[Collected data]
=-=-=-=-=
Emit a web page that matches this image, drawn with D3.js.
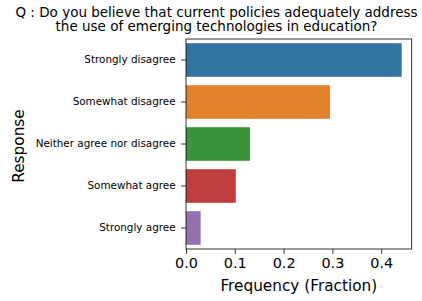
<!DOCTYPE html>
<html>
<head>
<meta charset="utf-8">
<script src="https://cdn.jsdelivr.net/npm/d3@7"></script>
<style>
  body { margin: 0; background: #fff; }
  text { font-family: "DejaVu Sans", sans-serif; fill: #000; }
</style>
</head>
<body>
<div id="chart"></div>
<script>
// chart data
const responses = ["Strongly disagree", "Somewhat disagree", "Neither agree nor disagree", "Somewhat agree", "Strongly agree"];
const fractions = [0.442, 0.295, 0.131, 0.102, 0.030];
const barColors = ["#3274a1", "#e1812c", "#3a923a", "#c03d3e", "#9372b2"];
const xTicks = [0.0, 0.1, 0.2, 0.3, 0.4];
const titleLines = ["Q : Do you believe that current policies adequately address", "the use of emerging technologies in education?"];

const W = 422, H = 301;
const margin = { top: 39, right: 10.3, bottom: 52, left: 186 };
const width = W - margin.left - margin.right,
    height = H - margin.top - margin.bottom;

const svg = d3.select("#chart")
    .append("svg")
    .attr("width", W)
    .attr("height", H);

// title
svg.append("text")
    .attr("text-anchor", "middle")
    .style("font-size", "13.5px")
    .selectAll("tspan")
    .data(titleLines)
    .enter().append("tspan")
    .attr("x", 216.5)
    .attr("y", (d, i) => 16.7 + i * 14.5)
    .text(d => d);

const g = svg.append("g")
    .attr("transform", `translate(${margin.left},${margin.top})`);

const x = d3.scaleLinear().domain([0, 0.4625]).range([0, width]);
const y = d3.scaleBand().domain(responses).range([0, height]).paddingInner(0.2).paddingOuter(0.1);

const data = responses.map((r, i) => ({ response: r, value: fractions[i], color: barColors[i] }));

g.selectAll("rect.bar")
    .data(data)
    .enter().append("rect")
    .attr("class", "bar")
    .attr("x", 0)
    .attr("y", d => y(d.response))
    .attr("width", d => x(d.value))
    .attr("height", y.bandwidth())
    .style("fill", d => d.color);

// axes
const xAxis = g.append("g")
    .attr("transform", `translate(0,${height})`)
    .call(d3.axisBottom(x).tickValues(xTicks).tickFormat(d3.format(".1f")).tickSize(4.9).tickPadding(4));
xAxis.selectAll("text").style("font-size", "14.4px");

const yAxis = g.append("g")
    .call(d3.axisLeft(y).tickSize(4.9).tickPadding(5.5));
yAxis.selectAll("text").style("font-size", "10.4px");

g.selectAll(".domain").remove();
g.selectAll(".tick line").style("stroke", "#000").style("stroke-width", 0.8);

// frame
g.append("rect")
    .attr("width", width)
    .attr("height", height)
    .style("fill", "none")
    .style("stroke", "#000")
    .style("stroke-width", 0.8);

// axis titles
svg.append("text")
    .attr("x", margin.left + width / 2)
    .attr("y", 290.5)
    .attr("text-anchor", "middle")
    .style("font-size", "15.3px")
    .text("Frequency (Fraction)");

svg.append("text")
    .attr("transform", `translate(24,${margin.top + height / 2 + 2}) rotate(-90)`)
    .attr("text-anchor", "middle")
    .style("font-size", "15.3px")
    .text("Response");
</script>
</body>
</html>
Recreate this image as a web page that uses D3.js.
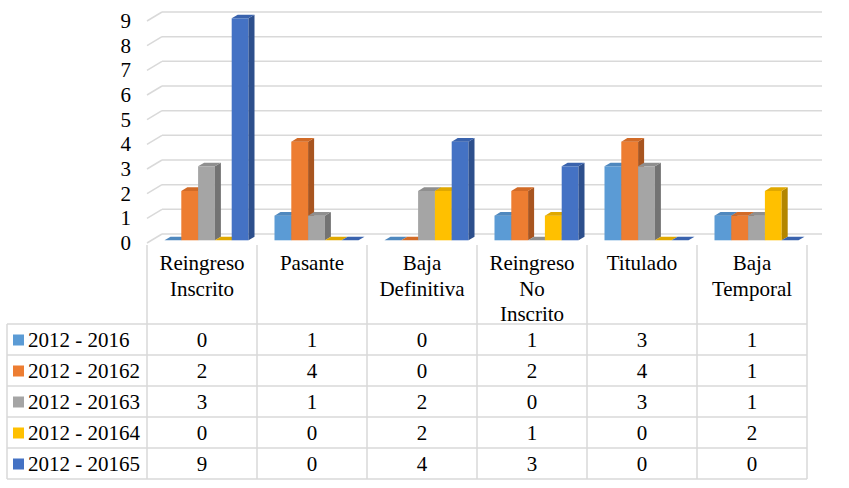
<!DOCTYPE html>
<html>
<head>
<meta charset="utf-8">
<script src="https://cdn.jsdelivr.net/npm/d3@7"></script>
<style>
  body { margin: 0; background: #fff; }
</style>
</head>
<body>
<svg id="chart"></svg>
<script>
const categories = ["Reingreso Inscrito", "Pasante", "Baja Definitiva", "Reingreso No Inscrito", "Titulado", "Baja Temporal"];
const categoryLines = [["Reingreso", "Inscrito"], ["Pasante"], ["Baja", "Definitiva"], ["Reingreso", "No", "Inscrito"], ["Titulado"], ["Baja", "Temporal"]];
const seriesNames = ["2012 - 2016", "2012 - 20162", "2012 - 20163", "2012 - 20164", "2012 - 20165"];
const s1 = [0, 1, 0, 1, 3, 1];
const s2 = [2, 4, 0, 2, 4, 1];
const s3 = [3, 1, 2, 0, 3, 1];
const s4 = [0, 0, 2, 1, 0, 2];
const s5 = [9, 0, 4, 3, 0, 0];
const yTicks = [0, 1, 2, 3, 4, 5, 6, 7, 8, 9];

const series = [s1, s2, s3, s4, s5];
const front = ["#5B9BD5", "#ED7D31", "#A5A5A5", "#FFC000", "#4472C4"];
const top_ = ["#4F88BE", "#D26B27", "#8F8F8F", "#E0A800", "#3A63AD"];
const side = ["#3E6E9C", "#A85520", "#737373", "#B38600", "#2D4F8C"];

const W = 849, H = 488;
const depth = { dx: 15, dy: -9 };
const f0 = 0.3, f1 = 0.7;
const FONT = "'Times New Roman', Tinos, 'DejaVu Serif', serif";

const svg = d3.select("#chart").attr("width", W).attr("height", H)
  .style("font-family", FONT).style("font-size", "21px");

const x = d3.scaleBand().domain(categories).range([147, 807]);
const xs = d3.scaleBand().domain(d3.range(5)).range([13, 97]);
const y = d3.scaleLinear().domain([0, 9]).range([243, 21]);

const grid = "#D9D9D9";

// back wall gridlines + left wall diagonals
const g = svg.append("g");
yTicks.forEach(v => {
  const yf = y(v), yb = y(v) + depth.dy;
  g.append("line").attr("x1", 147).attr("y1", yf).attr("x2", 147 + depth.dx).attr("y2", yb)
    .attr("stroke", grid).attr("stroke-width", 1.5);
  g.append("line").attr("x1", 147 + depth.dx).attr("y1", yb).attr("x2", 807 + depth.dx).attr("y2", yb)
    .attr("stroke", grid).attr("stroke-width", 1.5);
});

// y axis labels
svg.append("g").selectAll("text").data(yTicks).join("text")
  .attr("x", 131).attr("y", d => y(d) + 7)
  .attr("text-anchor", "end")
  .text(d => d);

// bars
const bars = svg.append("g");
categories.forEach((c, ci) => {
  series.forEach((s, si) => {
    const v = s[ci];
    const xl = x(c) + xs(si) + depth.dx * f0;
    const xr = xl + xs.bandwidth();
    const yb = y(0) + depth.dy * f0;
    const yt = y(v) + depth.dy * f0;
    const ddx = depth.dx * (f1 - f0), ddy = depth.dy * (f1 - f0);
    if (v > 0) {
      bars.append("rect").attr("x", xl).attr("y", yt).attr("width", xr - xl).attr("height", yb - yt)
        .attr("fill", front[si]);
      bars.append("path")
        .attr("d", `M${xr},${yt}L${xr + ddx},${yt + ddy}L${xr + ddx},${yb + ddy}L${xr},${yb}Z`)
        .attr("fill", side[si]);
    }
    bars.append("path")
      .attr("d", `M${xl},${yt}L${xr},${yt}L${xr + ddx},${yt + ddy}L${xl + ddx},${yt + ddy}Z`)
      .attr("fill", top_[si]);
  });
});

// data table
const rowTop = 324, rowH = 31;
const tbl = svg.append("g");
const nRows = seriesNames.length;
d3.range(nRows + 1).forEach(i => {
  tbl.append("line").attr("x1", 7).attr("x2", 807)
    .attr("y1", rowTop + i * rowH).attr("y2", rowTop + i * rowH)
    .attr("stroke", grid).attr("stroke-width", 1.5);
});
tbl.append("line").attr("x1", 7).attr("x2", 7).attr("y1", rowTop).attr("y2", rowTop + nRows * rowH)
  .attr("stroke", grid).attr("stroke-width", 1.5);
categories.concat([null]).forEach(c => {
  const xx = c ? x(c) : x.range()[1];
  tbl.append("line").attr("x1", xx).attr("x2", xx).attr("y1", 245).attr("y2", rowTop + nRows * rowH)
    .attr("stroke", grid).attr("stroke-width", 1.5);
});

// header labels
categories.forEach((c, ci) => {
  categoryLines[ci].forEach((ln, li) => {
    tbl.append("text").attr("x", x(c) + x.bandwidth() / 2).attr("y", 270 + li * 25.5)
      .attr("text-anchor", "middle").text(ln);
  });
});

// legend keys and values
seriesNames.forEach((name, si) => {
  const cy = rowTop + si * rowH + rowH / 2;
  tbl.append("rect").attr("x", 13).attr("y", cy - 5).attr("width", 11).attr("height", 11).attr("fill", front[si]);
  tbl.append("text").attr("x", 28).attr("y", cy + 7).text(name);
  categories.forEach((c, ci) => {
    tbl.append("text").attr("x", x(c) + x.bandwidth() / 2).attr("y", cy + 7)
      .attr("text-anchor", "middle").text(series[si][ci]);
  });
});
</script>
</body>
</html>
=-=-=-=-=
§ **Task to carry out**:
Give back exactly the lines from the first line of the data through the line with "Do you believe", pictures excluded.

§ **Task solution**:
Emit a web page that matches this image, drawn with D3.js.
<!DOCTYPE html>
<html>
<head>
<meta charset="utf-8">
<script src="https://cdn.jsdelivr.net/npm/d3@7"></script>
<style>
  body { margin: 0; background: #fff; }
  text { font-family: "DejaVu Sans", sans-serif; fill: #000; }
</style>
</head>
<body>
<div id="chart"></div>
<script>
// chart data
const responses = ["Strongly disagree", "Somewhat disagree", "Neither agree nor disagree", "Somewhat agree", "Strongly agree"];
const fractions = [0.442, 0.295, 0.131, 0.102, 0.030];
const barColors = ["#3274a1", "#e1812c", "#3a923a", "#c03d3e", "#9372b2"];
const xTicks = [0.0, 0.1, 0.2, 0.3, 0.4];
const titleLines = ["Q : Do you believe that current policies adequately address", "the use of emerging technologies in education?"];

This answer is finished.